··· Information shown
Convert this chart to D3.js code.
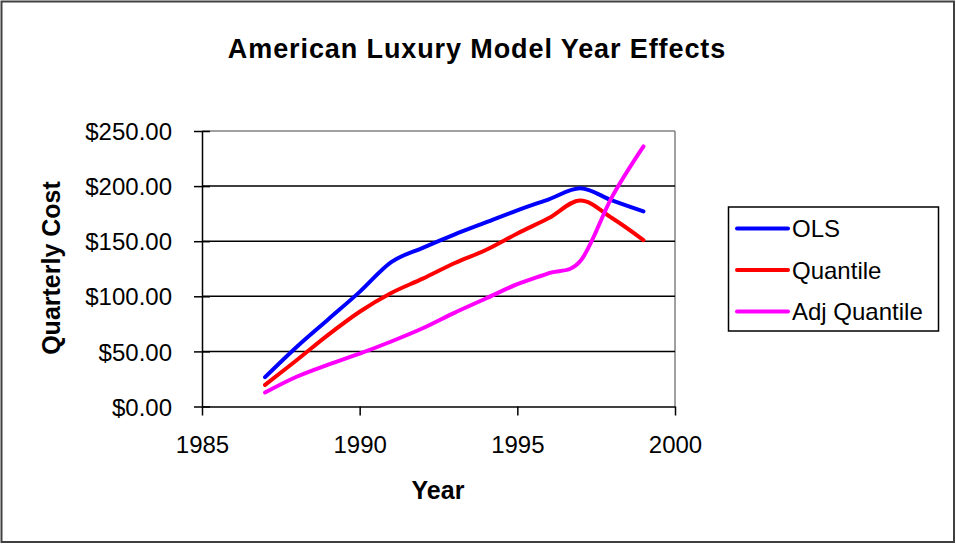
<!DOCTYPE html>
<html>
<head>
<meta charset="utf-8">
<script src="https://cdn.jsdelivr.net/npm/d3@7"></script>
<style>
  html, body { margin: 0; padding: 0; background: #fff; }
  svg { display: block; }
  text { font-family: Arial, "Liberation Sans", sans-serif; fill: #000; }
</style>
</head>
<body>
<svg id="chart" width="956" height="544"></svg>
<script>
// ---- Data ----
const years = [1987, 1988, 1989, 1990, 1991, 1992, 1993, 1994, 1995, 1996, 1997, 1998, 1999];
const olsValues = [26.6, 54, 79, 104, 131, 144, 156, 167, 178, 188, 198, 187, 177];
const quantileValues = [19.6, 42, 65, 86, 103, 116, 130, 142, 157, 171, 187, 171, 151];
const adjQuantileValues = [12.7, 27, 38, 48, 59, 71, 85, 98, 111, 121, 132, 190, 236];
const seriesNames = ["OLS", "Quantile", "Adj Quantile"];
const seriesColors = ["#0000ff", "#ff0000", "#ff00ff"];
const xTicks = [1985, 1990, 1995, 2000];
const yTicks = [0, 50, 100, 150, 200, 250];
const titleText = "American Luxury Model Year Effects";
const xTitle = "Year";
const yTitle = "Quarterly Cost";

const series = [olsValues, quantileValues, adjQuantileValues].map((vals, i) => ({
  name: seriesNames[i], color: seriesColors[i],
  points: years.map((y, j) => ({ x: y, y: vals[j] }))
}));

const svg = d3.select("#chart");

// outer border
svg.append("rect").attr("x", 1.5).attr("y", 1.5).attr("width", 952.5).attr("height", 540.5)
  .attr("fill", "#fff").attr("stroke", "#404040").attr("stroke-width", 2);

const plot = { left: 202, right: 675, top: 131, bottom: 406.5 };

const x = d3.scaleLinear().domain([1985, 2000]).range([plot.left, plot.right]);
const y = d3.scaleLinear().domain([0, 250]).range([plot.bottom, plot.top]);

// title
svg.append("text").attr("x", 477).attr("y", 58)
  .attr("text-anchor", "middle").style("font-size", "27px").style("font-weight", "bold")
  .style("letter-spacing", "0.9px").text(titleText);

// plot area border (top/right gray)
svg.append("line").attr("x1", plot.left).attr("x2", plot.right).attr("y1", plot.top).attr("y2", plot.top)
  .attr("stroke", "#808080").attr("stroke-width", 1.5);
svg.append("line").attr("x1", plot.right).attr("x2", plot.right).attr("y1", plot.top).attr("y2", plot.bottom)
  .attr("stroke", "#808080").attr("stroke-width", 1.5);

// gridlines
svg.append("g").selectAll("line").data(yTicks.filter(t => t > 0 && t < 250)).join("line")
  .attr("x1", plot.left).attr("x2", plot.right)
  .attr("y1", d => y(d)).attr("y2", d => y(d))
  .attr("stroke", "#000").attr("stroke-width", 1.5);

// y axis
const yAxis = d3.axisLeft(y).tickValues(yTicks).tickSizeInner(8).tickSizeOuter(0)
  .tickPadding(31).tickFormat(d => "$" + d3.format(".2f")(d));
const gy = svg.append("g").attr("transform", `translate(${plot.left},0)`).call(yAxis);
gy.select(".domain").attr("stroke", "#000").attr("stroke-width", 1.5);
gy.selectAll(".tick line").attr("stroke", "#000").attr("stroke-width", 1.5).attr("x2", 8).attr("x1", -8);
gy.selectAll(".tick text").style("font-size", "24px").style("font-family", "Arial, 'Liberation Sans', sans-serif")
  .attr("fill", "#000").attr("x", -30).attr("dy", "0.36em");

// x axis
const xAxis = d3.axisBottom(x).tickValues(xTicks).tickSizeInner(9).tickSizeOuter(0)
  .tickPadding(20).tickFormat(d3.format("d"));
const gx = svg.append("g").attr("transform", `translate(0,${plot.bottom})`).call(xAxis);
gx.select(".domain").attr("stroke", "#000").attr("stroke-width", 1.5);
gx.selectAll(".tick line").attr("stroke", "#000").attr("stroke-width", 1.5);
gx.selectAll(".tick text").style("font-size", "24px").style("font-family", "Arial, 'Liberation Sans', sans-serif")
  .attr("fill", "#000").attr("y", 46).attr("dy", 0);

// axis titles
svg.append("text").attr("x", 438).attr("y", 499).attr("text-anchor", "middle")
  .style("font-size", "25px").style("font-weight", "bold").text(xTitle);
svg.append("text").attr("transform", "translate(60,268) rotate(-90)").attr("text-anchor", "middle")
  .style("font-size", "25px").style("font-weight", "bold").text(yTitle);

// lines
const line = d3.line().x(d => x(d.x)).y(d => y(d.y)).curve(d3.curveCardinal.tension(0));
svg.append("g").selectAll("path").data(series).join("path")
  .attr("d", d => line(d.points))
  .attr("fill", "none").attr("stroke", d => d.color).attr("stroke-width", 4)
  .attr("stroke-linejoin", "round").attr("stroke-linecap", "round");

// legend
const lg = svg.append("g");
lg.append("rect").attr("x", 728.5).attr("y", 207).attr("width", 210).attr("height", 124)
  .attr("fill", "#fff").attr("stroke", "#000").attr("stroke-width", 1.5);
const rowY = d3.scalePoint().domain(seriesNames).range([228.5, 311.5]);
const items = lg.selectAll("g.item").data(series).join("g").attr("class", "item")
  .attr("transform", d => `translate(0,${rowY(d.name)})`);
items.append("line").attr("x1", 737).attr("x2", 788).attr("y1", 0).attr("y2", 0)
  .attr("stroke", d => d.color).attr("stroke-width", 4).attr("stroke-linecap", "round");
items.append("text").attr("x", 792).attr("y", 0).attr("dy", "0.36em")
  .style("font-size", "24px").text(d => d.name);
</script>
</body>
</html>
······
• Written request
Set the pictures aside and transcribe the data above exactly.

• Result
Convert this chart to D3.js code.
<!DOCTYPE html>
<html>
<head>
<meta charset="utf-8">
<script src="https://cdn.jsdelivr.net/npm/d3@7"></script>
<style>
  html, body { margin: 0; padding: 0; background: #fff; }
  svg { display: block; }
  text { font-family: Arial, "Liberation Sans", sans-serif; fill: #000; }
</style>
</head>
<body>
<svg id="chart" width="956" height="544"></svg>
<script>
// ---- Data ----
const years = [1987, 1988, 1989, 1990, 1991, 1992, 1993, 1994, 1995, 1996, 1997, 1998, 1999];
const olsValues = [26.6, 54, 79, 104, 131, 144, 156, 167, 178, 188, 198, 187, 177];
const quantileValues = [19.6, 42, 65, 86, 103, 116, 130, 142, 157, 171, 187, 171, 151];
const adjQuantileValues = [12.7, 27, 38, 48, 59, 71, 85, 98, 111, 121, 132, 190, 236];
const seriesNames = ["OLS", "Quantile", "Adj Quantile"];
const seriesColors = ["#0000ff", "#ff0000", "#ff00ff"];
const xTicks = [1985, 1990, 1995, 2000];
const yTicks = [0, 50, 100, 150, 200, 250];
const titleText = "American Luxury Model Year Effects";
const xTitle = "Year";
const yTitle = "Quarterly Cost";

const series = [olsValues, quantileValues, adjQuantileValues].map((vals, i) => ({
  name: seriesNames[i], color: seriesColors[i],
  points: years.map((y, j) => ({ x: y, y: vals[j] }))
}));

const svg = d3.select("#chart");

// outer border
svg.append("rect").attr("x", 1.5).attr("y", 1.5).attr("width", 952.5).attr("height", 540.5)
  .attr("fill", "#fff").attr("stroke", "#404040").attr("stroke-width", 2);

const plot = { left: 202, right: 675, top: 131, bottom: 406.5 };

const x = d3.scaleLinear().domain([1985, 2000]).range([plot.left, plot.right]);
const y = d3.scaleLinear().domain([0, 250]).range([plot.bottom, plot.top]);

// title
svg.append("text").attr("x", 477).attr("y", 58)
  .attr("text-anchor", "middle").style("font-size", "27px").style("font-weight", "bold")
  .style("letter-spacing", "0.9px").text(titleText);

// plot area border (top/right gray)
svg.append("line").attr("x1", plot.left).attr("x2", plot.right).attr("y1", plot.top).attr("y2", plot.top)
  .attr("stroke", "#808080").attr("stroke-width", 1.5);
svg.append("line").attr("x1", plot.right).attr("x2", plot.right).attr("y1", plot.top).attr("y2", plot.bottom)
  .attr("stroke", "#808080").attr("stroke-width", 1.5);

// gridlines
svg.append("g").selectAll("line").data(yTicks.filter(t => t > 0 && t < 250)).join("line")
  .attr("x1", plot.left).attr("x2", plot.right)
  .attr("y1", d => y(d)).attr("y2", d => y(d))
  .attr("stroke", "#000").attr("stroke-width", 1.5);

// y axis
const yAxis = d3.axisLeft(y).tickValues(yTicks).tickSizeInner(8).tickSizeOuter(0)
  .tickPadding(31).tickFormat(d => "$" + d3.format(".2f")(d));
const gy = svg.append("g").attr("transform", `translate(${plot.left},0)`).call(yAxis);
gy.select(".domain").attr("stroke", "#000").attr("stroke-width", 1.5);
gy.selectAll(".tick line").attr("stroke", "#000").attr("stroke-width", 1.5).attr("x2", 8).attr("x1", -8);
gy.selectAll(".tick text").style("font-size", "24px").style("font-family", "Arial, 'Liberation Sans', sans-serif")
  .attr("fill", "#000").attr("x", -30).attr("dy", "0.36em");

// x axis
const xAxis = d3.axisBottom(x).tickValues(xTicks).tickSizeInner(9).tickSizeOuter(0)
  .tickPadding(20).tickFormat(d3.format("d"));
const gx = svg.append("g").attr("transform", `translate(0,${plot.bottom})`).call(xAxis);
gx.select(".domain").attr("stroke", "#000").attr("stroke-width", 1.5);
gx.selectAll(".tick line").attr("stroke", "#000").attr("stroke-width", 1.5);
gx.selectAll(".tick text").style("font-size", "24px").style("font-family", "Arial, 'Liberation Sans', sans-serif")
  .attr("fill", "#000").attr("y", 46).attr("dy", 0);

// axis titles
svg.append("text").attr("x", 438).attr("y", 499).attr("text-anchor", "middle")
  .style("font-size", "25px").style("font-weight", "bold").text(xTitle);
svg.append("text").attr("transform", "translate(60,268) rotate(-90)").attr("text-anchor", "middle")
  .style("font-size", "25px").style("font-weight", "bold").text(yTitle);

// lines
const line = d3.line().x(d => x(d.x)).y(d => y(d.y)).curve(d3.curveCardinal.tension(0));
svg.append("g").selectAll("path").data(series).join("path")
  .attr("d", d => line(d.points))
  .attr("fill", "none").attr("stroke", d => d.color).attr("stroke-width", 4)
  .attr("stroke-linejoin", "round").attr("stroke-linecap", "round");

// legend
const lg = svg.append("g");
lg.append("rect").attr("x", 728.5).attr("y", 207).attr("width", 210).attr("height", 124)
  .attr("fill", "#fff").attr("stroke", "#000").attr("stroke-width", 1.5);
const rowY = d3.scalePoint().domain(seriesNames).range([228.5, 311.5]);
const items = lg.selectAll("g.item").data(series).join("g").attr("class", "item")
  .attr("transform", d => `translate(0,${rowY(d.name)})`);
items.append("line").attr("x1", 737).attr("x2", 788).attr("y1", 0).attr("y2", 0)
  .attr("stroke", d => d.color).attr("stroke-width", 4).attr("stroke-linecap", "round");
items.append("text").attr("x", 792).attr("y", 0).attr("dy", "0.36em")
  .style("font-size", "24px").text(d => d.name);
</script>
</body>
</html>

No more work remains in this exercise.